Good Morning Darkness è un’opera creata appositamente per l’appuntamento veneziano e si compone di 30 fotografie digitali in bianco e nero che vivono lungo la sottile linea dialettica che lega il buio alla luce.
È proprio il buio l’elemento in cui le fotografie di Beat Kuert prendono vita e si presentano nel loro stato originale. Come in una camera oscura le immagini raggiungono la loro forma definitiva, al termine di un processo dinamico che le porta a raccontare una storia, quasi si trattasse di un filmato. L’allestimento, costruito da una tripla striscia di fotografie che si specchiano in due immagini di grandi dimensioni a colori, aiuta il visitatore a immergersi in questa atmosfera cinematografica.

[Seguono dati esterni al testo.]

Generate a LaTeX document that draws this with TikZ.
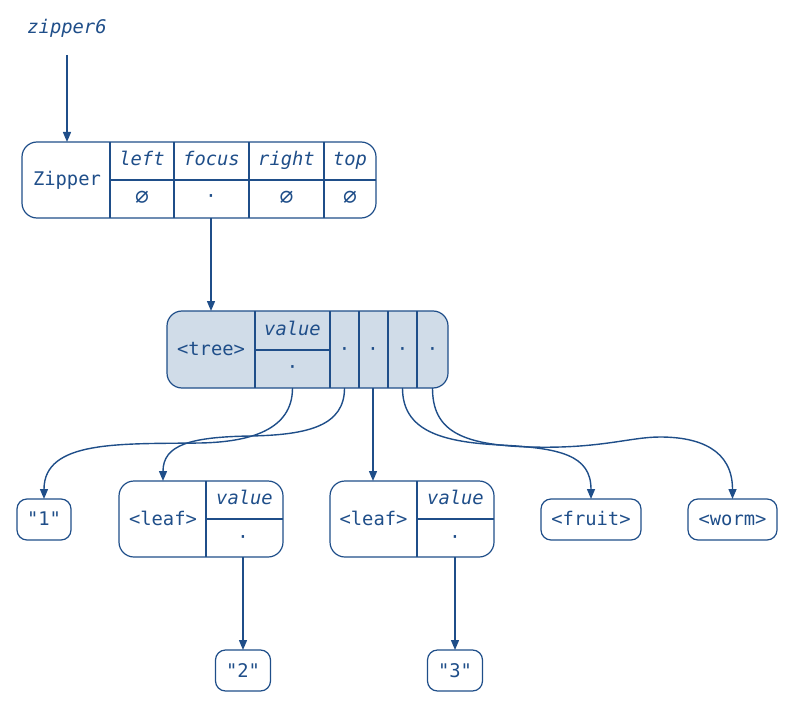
\documentclass[tikz,border=0pt]{standalone}
\usepackage{fontspec}
\setmonofont{DejaVu Sans Mono}
\usetikzlibrary{arrows.meta}
\definecolor{ink}{HTML}{1F4E89}
\definecolor{treefill}{HTML}{D0DCE8}
\newcommand{\nullsym}{{\fontsize{23}{22}\selectfont ∅}}
\begin{document}
\begin{tikzpicture}[x=1pt,y=-1pt,
  txt/.style={anchor=base, inner sep=0pt, text=ink, font=\ttfamily\fontsize{18.8}{22}\selectfont},
  itx/.style={txt, font=\ttfamily\itshape\fontsize{18.8}{22}\selectfont},
  rec/.style={draw=ink, line width=1.2pt, rounded corners=#1, anchor=north west, inner sep=0pt, outer sep=0pt},
  div/.style={draw=ink, line width=1.2pt},
  arr/.style={draw=ink, line width=1.4pt, -{Triangle[length=10pt,width=8pt]}}]
\useasboundingbox (0,0) rectangle (794,703);

% variable label
\node[itx] (z6) at (67,34) {zipper6};
\coordinate (z6a) at (67,55);

% Zipper record
\node[rec=15pt, minimum width=354pt, minimum height=76pt] (zip) at (22,142) {};
\draw[div] (110,142) -- (110,218);
\draw[div] (174,142) -- (174,218);
\draw[div] (249,142) -- (249,218);
\draw[div] (324,142) -- (324,218);
\draw[div] (110,180) -- (376,180);
\node[txt] (zname) at (67,186) {Zipper};
\node[itx] (zl) at (142,166) {left};
\node[itx] (zf) at (211.5,166) {focus};
\node[itx] (zr) at (286.5,166) {right};
\node[itx] (zt) at (350,166) {top};
\node[txt] (zlv) at (142,205) {\nullsym};
\node[txt] (zfv) at (211,203) {·};
\node[txt] (zrv) at (286.5,205) {\nullsym};
\node[txt] (ztv) at (350,205) {\nullsym};

% tree record
\node[rec=15pt, fill=treefill, minimum width=281pt, minimum height=77pt] (tree) at (167,311) {};
\draw[div] (255,311) -- (255,388);
\draw[div] (330,311) -- (330,388);
\draw[div] (359,311) -- (359,388);
\draw[div] (388,311) -- (388,388);
\draw[div] (417,311) -- (417,388);
\draw[div] (255,350) -- (330,350);
\node[txt] (tname) at (211,355) {<tree>};
\node[itx] (tval) at (292.5,335) {value};
\node[txt] (tv) at (292.5,373) {·};
\node[txt] (t1) at (344.5,355) {·};
\node[txt] (t2) at (373,355) {·};
\node[txt] (t3) at (402.5,355) {·};
\node[txt] (t4) at (432.5,355) {·};

% bottom nodes
\node[rec=10pt, minimum width=54pt, minimum height=41pt] (n1) at (17,499) {};
\node[txt] at (n1.center |- 0,525) {"1"};

\node[rec=15pt, minimum width=164pt, minimum height=76pt] (leafA) at (119,481) {};
\draw[div] (206,481) -- (206,557);
\draw[div] (206,519) -- (283,519);
\node[txt] (laname) at (163,525) {<leaf>};
\node[itx] (laval) at (244.5,504) {value};
\node[txt] (lav) at (243,543) {·};

\node[rec=15pt, minimum width=164pt, minimum height=76pt] (leafB) at (330,481) {};
\draw[div] (417,481) -- (417,557);
\draw[div] (417,519) -- (494,519);
\node[txt] (lbname) at (373.5,525) {<leaf>};
\node[itx] (lbval) at (455.5,504) {value};
\node[txt] (lbv) at (455,543) {·};

\node[rec=10pt, minimum width=100pt, minimum height=41pt] (fruit) at (541,499) {};
\node[txt] at (fruit.center |- 0,525) {<fruit>};
\node[rec=10pt, minimum width=89pt, minimum height=41pt] (worm) at (688,499) {};
\node[txt] at (worm.center |- 0,525) {<worm>};

\node[rec=10pt, minimum width=55pt, minimum height=41pt] (n2) at (215.5,650) {};
\node[txt] at (n2.center |- 0,677) {"2"};
\node[rec=10pt, minimum width=55pt, minimum height=41pt] (n3) at (427.5,650) {};
\node[txt] at (n3.center |- 0,677) {"3"};

% connectors
\draw[arr] (z6a) -- (zip.north -| z6a);
\draw[arr] (zfv |- zip.south) -- (tree.north -| zfv);

\draw[arr] (tv |- tree.south) .. controls (292.5,430) and (250,442) .. (200,443)
  .. controls (120,444) and (44,440) .. (n1.north);
\draw[arr] (t1 |- tree.south) .. controls (344.5,425) and (310,435) .. (250,436)
  .. controls (190,437) and (163,445) .. (leafA.north -| laname);
\draw[arr] (t2 |- tree.south) -- (leafB.north -| t2);
\draw[arr] (t3 |- tree.south) .. controls (402.5,430) and (440,442) .. (500,445)
  .. controls (560,448) and (591,455) .. (fruit.north);
\draw[arr] (t4 |- tree.south) .. controls (432.5,430) and (460,445) .. (530,447)
  .. controls (600,449) and (630,437) .. (660,437)
  .. controls (700,437) and (732.5,450) .. (worm.north);

\draw[arr] (lav |- leafA.south) -- (lav |- n2.north);
\draw[arr] (lbv |- leafB.south) -- (lbv |- n3.north);
\end{tikzpicture}
\end{document}
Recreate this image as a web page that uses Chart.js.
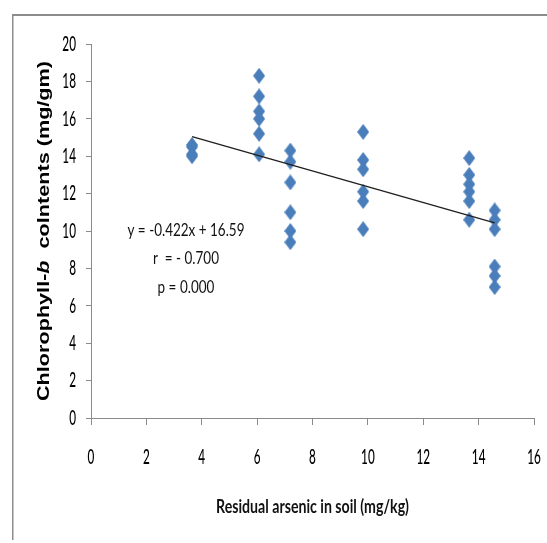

«Le mie immagini alla Biennale di Venezia sono scure, e molto vulnerabili sono come pensieri che sorgono e volano via – afferma Beat Kuert -. Ho montato le mie immagini come su un nastro, una dietro l’altra così vicine che parzialmente si fondono. Se li proviamo a seguire con gli occhi, si muovono, e formano una sorta di film, una storia che, mi auguro, saprà poi creare nuove immagini e nuovi universi di nuovo».

Benché si manifestino in bianco e nero, le opere di Beat Kuert si possono definire come falsi monocromi, in cui si percepisce tanta luce; ad esempio, in uno scatto, il bagliore di una sigaretta serrata tra le dita di una ragazza produce una curva luminosa che tocca terra per poi elevarsi a lambire il secondo soggetto, che si scorge solo in parte; o ancora, la luce è una pioggia che bagna due astanti, mentre la fonte luminosa si produce caravaggescamente da una finestra.

La mostra, curata da Francesca Martire, è accompagnta dal volume “Beat Me. A pictorial requiem to hallucination and desire” (Eyemazing editions).